-- begin Available data --

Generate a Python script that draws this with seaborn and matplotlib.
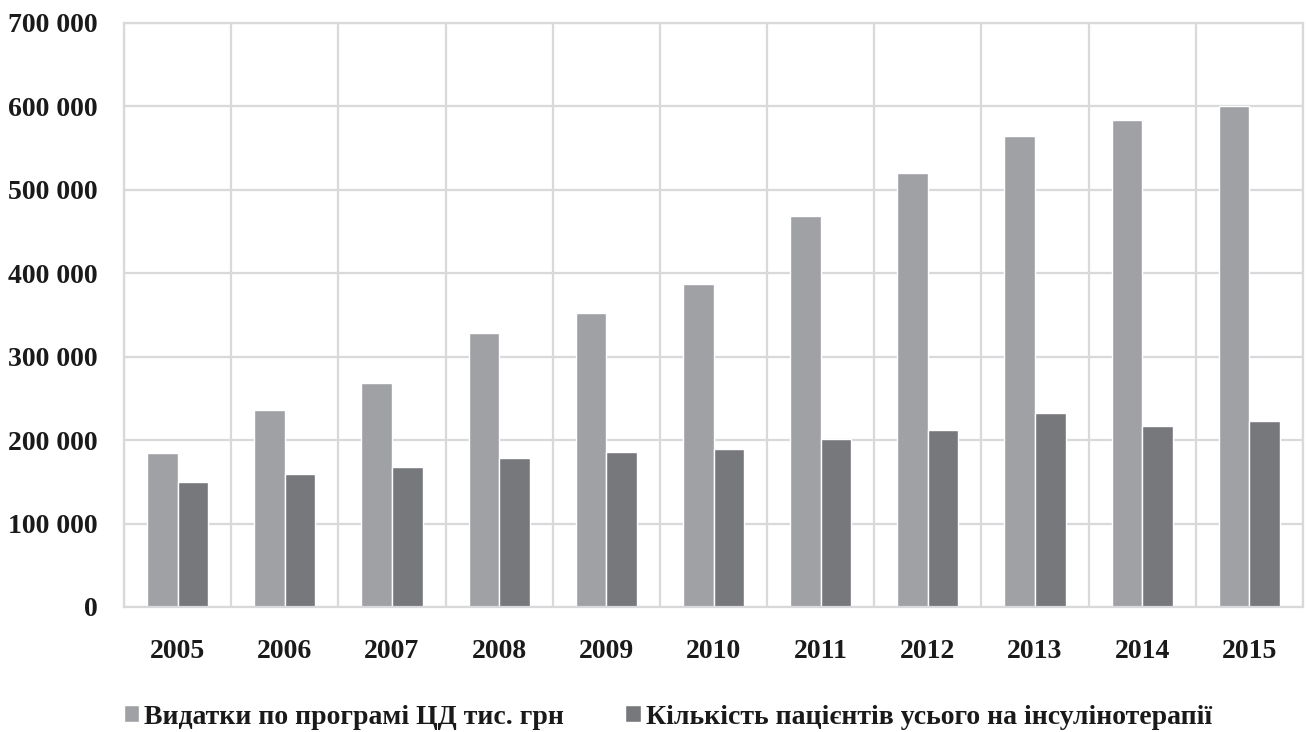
import matplotlib
matplotlib.use("Agg")
import matplotlib.pyplot as plt
import matplotlib.ticker as mticker
import seaborn as sns
import pandas as pd
import numpy as np

years = ["2005", "2006", "2007", "2008", "2009", "2010",
         "2011", "2012", "2013", "2014", "2015"]
spending = [184000, 236000, 269000, 328000, 352000, 387000,
            469000, 520000, 565000, 584000, 600000]
patients = [150000, 160000, 168000, 178000, 186000, 189000,
            201000, 212000, 232000, 217000, 223000]
series_names = ["Видатки по програмі ЦД тис. грн",
                "Кількість пацієнтів усього на інсулінотерапії"]
y_ticks = [0, 100000, 200000, 300000, 400000, 500000, 600000, 700000]

df = pd.DataFrame({
    "year": years * 2,
    "value": spending + patients,
    "series": [series_names[0]] * len(years) + [series_names[1]] * len(years),
})

sns.set_theme(style="white")
plt.rcParams["font.family"] = ["Liberation Serif", "DejaVu Serif"]
plt.rcParams["font.weight"] = "bold"

fig = plt.figure(figsize=(13.06, 7.32), dpi=100)
ax = fig.add_axes([124 / 1306, 1 - 607 / 732, (1303 - 124) / 1306, (607 - 23) / 732])

palette = {series_names[0]: "#a0a1a5", series_names[1]: "#77787c"}
sns.barplot(data=df, x="year", y="value", hue="series", order=years,
            hue_order=series_names, palette=palette, width=0.57,
            saturation=1, ax=ax, legend=True)

grid_color = "#d9d9dc"
ax.set_xlim(-0.5, len(years) - 0.5)
ax.set_ylim(0, 700000)
ax.set_yticks(y_ticks)
ax.yaxis.set_major_formatter(mticker.FuncFormatter(
    lambda v, p: f"{int(v):,}".replace(",", " ")))
ax.xaxis.set_minor_locator(mticker.FixedLocator(np.arange(-0.5, len(years), 1.0)))
ax.grid(axis="y", which="major", color=grid_color, linewidth=1.6)
ax.grid(axis="x", which="minor", color=grid_color, linewidth=1.6)
ax.set_axisbelow(True)
for s in ax.spines.values():
    s.set_color(grid_color)
    s.set_linewidth(1.6)

text_color = "#1a1a1a"
ax.tick_params(axis="both", which="both", length=0, labelsize=20,
               colors=text_color)
ax.tick_params(axis="y", pad=19)
ax.tick_params(axis="x", pad=23)
for lbl in ax.get_xticklabels() + ax.get_yticklabels():
    lbl.set_fontweight("bold")
ax.set_xlabel("")
ax.set_ylabel("")

handles, labels = ax.get_legend_handles_labels()
ax.get_legend().remove()
leg = fig.legend(handles, labels, loc="center", bbox_to_anchor=(668 / 1306, 1 - 717 / 732),
                 ncol=2, frameon=False, fontsize=20, handlelength=0.55,
                 handleheight=0.55, handletextpad=0.2, columnspacing=2.2,
                 borderaxespad=0, borderpad=0)
for t in leg.get_texts():
    t.set_fontweight("bold")
    t.set_color(text_color)

fig.savefig("out.png", dpi=100, facecolor="white")
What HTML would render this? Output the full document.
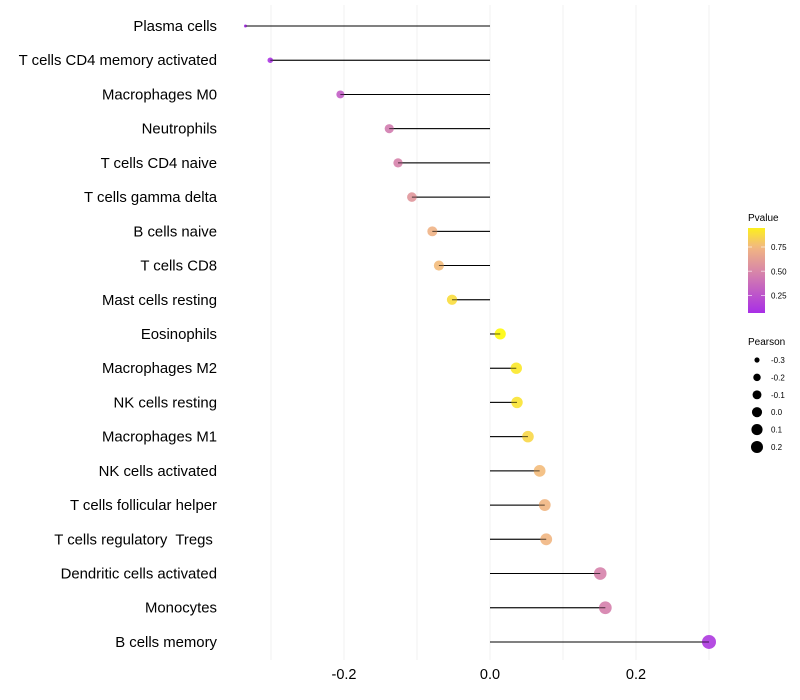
<!DOCTYPE html>
<html><head><meta charset="utf-8"><style>
html,body{margin:0;padding:0;background:#fff;}
svg{display:block;font-family:"Liberation Sans",sans-serif;}
text{white-space:pre;}
</style></head><body>
<svg id="chart" width="800" height="700"></svg>
<script>
const categories=["Plasma cells","T cells CD4 memory activated","Macrophages M0","Neutrophils","T cells CD4 naive","T cells gamma delta","B cells naive","T cells CD8","Mast cells resting","Eosinophils","Macrophages M2","NK cells resting","Macrophages M1","NK cells activated","T cells follicular helper","T cells regulatory  Tregs ","Dendritic cells activated","Monocytes","B cells memory"];
const pearson=[-0.335,-0.301,-0.205,-0.138,-0.126,-0.107,-0.079,-0.070,-0.052,0.014,0.036,0.037,0.052,0.068,0.075,0.077,0.151,0.158,0.300];
const pvalues=[0.05,0.1,0.3,0.45,0.48,0.58,0.72,0.76,0.88,0.98,0.92,0.9,0.86,0.76,0.74,0.74,0.48,0.47,0.12];
const xTicks=[-0.2,0.0,0.2];
const gridVals=[-0.3,-0.2,-0.1,0,0.1,0.2,0.3];
const pTicks=[0.25,0.50,0.75];
const sizeTicks=[-0.3,-0.2,-0.1,0.0,0.1,0.2];

const NS="http://www.w3.org/2000/svg";
const svg=document.getElementById('chart');
function mk(t,a,p){const e=document.createElementNS(NS,t);for(const k in a)e.setAttribute(k,a[k]);(p||svg).appendChild(e);return e;}
const xS=v=>490+v*730;
const yS=i=>26+i*34.22;
const rS=v=>1.5+5.5*Math.sqrt(Math.max(0,(v+0.335)/0.635));
const stops=[[0,[160,32,240]],[0.5,[216,134,168]],[0.75,[242,184,128]],[1,[255,255,0]]];
function col(p){for(let i=1;i<stops.length;i++){if(p<=stops[i][0]){const a=stops[i-1],b=stops[i];const t=(p-a[0])/(b[0]-a[0]);const c=a[1].map((v,j)=>Math.round(v+(b[1][j]-v)*t));return `rgb(${c})`;}}return 'rgb(255,255,0)';}
const pY=p=>295.5-(p-0.25)*97;

gridVals.forEach(v=>{const g=mk('line',{x1:xS(v),x2:xS(v),y1:5,y2:660,stroke:'#f0f0f0','stroke-width':1});

});
xTicks.forEach(v=>{const t=mk('text',{x:xS(v),y:679,'text-anchor':'middle','font-size':14.5,fill:'#000'});t.textContent=v.toFixed(1);

});
categories.forEach((c,i)=>{const y=yS(i);
const t=mk('text',{x:217,y:y+5,'text-anchor':'end','font-size':14.9,fill:'#000'});t.textContent=c;


const l=mk('line',{x1:xS(0),x2:xS(pearson[i]),y1:y,y2:y,stroke:'#000','stroke-width':1});


const d=mk('circle',{cx:xS(pearson[i]),cy:y,r:rS(pearson[i]),fill:col(pvalues[i]),'fill-opacity':0.9});


const l2=mk('line',{x1:xS(0),x2:xS(pearson[i]),y1:y,y2:y,stroke:'#000','stroke-width':1,'stroke-opacity':0.6});


});
const lt=mk('text',{x:748,y:221,'font-size':10});lt.textContent='Pvalue';


const defs=mk('defs',{});const lg=mk('linearGradient',{id:'pg',x1:0,y1:1,x2:0,y2:0},defs);
for(let k=0;k<=20;k++){const p=0.07+k/20*(0.945-0.07);mk('stop',{offset:k/20,'stop-color':col(p)},lg);}
const cb=mk('rect',{x:748,y:228,width:17,height:85,fill:'url(#pg)'});


pTicks.forEach(p=>{const y=pY(p);mk('line',{x1:748,x2:752,y1:y,y2:y,stroke:'#fff','stroke-opacity':0.6});mk('line',{x1:761,x2:765,y1:y,y2:y,stroke:'#fff','stroke-opacity':0.6});
const t=mk('text',{x:771,y:y+3,'font-size':8});t.textContent=p.toFixed(2);

});
const st=mk('text',{x:748,y:345,'font-size':10});st.textContent='Pearson';


sizeTicks.forEach((v,k)=>{const y=360+k*17.4;
const c=mk('circle',{cx:757,cy:y,r:rS(v)*0.92,fill:'#000'});


const t=mk('text',{x:771,y:y+3,'font-size':8});t.textContent=v.toFixed(1);

});
</script>
</body></html>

-- end Available data --

- _What the task requires_:
Nothing but the pictures may be dropped; output the records above exactly.

- _Exercise response_:
Generate a Python script that draws this with seaborn and matplotlib.
import matplotlib
matplotlib.use("Agg")
import matplotlib.pyplot as plt
import matplotlib.ticker as mticker
import seaborn as sns
import pandas as pd
import numpy as np

years = ["2005", "2006", "2007", "2008", "2009", "2010",
         "2011", "2012", "2013", "2014", "2015"]
spending = [184000, 236000, 269000, 328000, 352000, 387000,
            469000, 520000, 565000, 584000, 600000]
patients = [150000, 160000, 168000, 178000, 186000, 189000,
            201000, 212000, 232000, 217000, 223000]
series_names = ["Видатки по програмі ЦД тис. грн",
                "Кількість пацієнтів усього на інсулінотерапії"]
y_ticks = [0, 100000, 200000, 300000, 400000, 500000, 600000, 700000]

df = pd.DataFrame({
    "year": years * 2,
    "value": spending + patients,
    "series": [series_names[0]] * len(years) + [series_names[1]] * len(years),
})

sns.set_theme(style="white")
plt.rcParams["font.family"] = ["Liberation Serif", "DejaVu Serif"]
plt.rcParams["font.weight"] = "bold"

fig = plt.figure(figsize=(13.06, 7.32), dpi=100)
ax = fig.add_axes([124 / 1306, 1 - 607 / 732, (1303 - 124) / 1306, (607 - 23) / 732])

palette = {series_names[0]: "#a0a1a5", series_names[1]: "#77787c"}
sns.barplot(data=df, x="year", y="value", hue="series", order=years,
            hue_order=series_names, palette=palette, width=0.57,
            saturation=1, ax=ax, legend=True)

grid_color = "#d9d9dc"
ax.set_xlim(-0.5, len(years) - 0.5)
ax.set_ylim(0, 700000)
ax.set_yticks(y_ticks)
ax.yaxis.set_major_formatter(mticker.FuncFormatter(
    lambda v, p: f"{int(v):,}".replace(",", " ")))
ax.xaxis.set_minor_locator(mticker.FixedLocator(np.arange(-0.5, len(years), 1.0)))
ax.grid(axis="y", which="major", color=grid_color, linewidth=1.6)
ax.grid(axis="x", which="minor", color=grid_color, linewidth=1.6)
ax.set_axisbelow(True)
for s in ax.spines.values():
    s.set_color(grid_color)
    s.set_linewidth(1.6)

text_color = "#1a1a1a"
ax.tick_params(axis="both", which="both", length=0, labelsize=20,
               colors=text_color)
ax.tick_params(axis="y", pad=19)
ax.tick_params(axis="x", pad=23)
for lbl in ax.get_xticklabels() + ax.get_yticklabels():
    lbl.set_fontweight("bold")
ax.set_xlabel("")
ax.set_ylabel("")

handles, labels = ax.get_legend_handles_labels()
ax.get_legend().remove()
leg = fig.legend(handles, labels, loc="center", bbox_to_anchor=(668 / 1306, 1 - 717 / 732),
                 ncol=2, frameon=False, fontsize=20, handlelength=0.55,
                 handleheight=0.55, handletextpad=0.2, columnspacing=2.2,
                 borderaxespad=0, borderpad=0)
for t in leg.get_texts():
    t.set_fontweight("bold")
    t.set_color(text_color)

fig.savefig("out.png", dpi=100, facecolor="white")
What HTML would render this? Output the full document.
<!DOCTYPE html>
<html><head><meta charset="utf-8"><style>
html,body{margin:0;padding:0;background:#fff;}
svg{display:block;font-family:"Liberation Sans",sans-serif;}
text{white-space:pre;}
</style></head><body>
<svg id="chart" width="800" height="700"></svg>
<script>
const categories=["Plasma cells","T cells CD4 memory activated","Macrophages M0","Neutrophils","T cells CD4 naive","T cells gamma delta","B cells naive","T cells CD8","Mast cells resting","Eosinophils","Macrophages M2","NK cells resting","Macrophages M1","NK cells activated","T cells follicular helper","T cells regulatory  Tregs ","Dendritic cells activated","Monocytes","B cells memory"];
const pearson=[-0.335,-0.301,-0.205,-0.138,-0.126,-0.107,-0.079,-0.070,-0.052,0.014,0.036,0.037,0.052,0.068,0.075,0.077,0.151,0.158,0.300];
const pvalues=[0.05,0.1,0.3,0.45,0.48,0.58,0.72,0.76,0.88,0.98,0.92,0.9,0.86,0.76,0.74,0.74,0.48,0.47,0.12];
const xTicks=[-0.2,0.0,0.2];
const gridVals=[-0.3,-0.2,-0.1,0,0.1,0.2,0.3];
const pTicks=[0.25,0.50,0.75];
const sizeTicks=[-0.3,-0.2,-0.1,0.0,0.1,0.2];

const NS="http://www.w3.org/2000/svg";
const svg=document.getElementById('chart');
function mk(t,a,p){const e=document.createElementNS(NS,t);for(const k in a)e.setAttribute(k,a[k]);(p||svg).appendChild(e);return e;}
const xS=v=>490+v*730;
const yS=i=>26+i*34.22;
const rS=v=>1.5+5.5*Math.sqrt(Math.max(0,(v+0.335)/0.635));
const stops=[[0,[160,32,240]],[0.5,[216,134,168]],[0.75,[242,184,128]],[1,[255,255,0]]];
function col(p){for(let i=1;i<stops.length;i++){if(p<=stops[i][0]){const a=stops[i-1],b=stops[i];const t=(p-a[0])/(b[0]-a[0]);const c=a[1].map((v,j)=>Math.round(v+(b[1][j]-v)*t));return `rgb(${c})`;}}return 'rgb(255,255,0)';}
const pY=p=>295.5-(p-0.25)*97;

gridVals.forEach(v=>{const g=mk('line',{x1:xS(v),x2:xS(v),y1:5,y2:660,stroke:'#f0f0f0','stroke-width':1});

});
xTicks.forEach(v=>{const t=mk('text',{x:xS(v),y:679,'text-anchor':'middle','font-size':14.5,fill:'#000'});t.textContent=v.toFixed(1);

});
categories.forEach((c,i)=>{const y=yS(i);
const t=mk('text',{x:217,y:y+5,'text-anchor':'end','font-size':14.9,fill:'#000'});t.textContent=c;


const l=mk('line',{x1:xS(0),x2:xS(pearson[i]),y1:y,y2:y,stroke:'#000','stroke-width':1});


const d=mk('circle',{cx:xS(pearson[i]),cy:y,r:rS(pearson[i]),fill:col(pvalues[i]),'fill-opacity':0.9});


const l2=mk('line',{x1:xS(0),x2:xS(pearson[i]),y1:y,y2:y,stroke:'#000','stroke-width':1,'stroke-opacity':0.6});


});
const lt=mk('text',{x:748,y:221,'font-size':10});lt.textContent='Pvalue';


const defs=mk('defs',{});const lg=mk('linearGradient',{id:'pg',x1:0,y1:1,x2:0,y2:0},defs);
for(let k=0;k<=20;k++){const p=0.07+k/20*(0.945-0.07);mk('stop',{offset:k/20,'stop-color':col(p)},lg);}
const cb=mk('rect',{x:748,y:228,width:17,height:85,fill:'url(#pg)'});


pTicks.forEach(p=>{const y=pY(p);mk('line',{x1:748,x2:752,y1:y,y2:y,stroke:'#fff','stroke-opacity':0.6});mk('line',{x1:761,x2:765,y1:y,y2:y,stroke:'#fff','stroke-opacity':0.6});
const t=mk('text',{x:771,y:y+3,'font-size':8});t.textContent=p.toFixed(2);

});
const st=mk('text',{x:748,y:345,'font-size':10});st.textContent='Pearson';


sizeTicks.forEach((v,k)=>{const y=360+k*17.4;
const c=mk('circle',{cx:757,cy:y,r:rS(v)*0.92,fill:'#000'});


const t=mk('text',{x:771,y:y+3,'font-size':8});t.textContent=v.toFixed(1);

});
</script>
</body></html>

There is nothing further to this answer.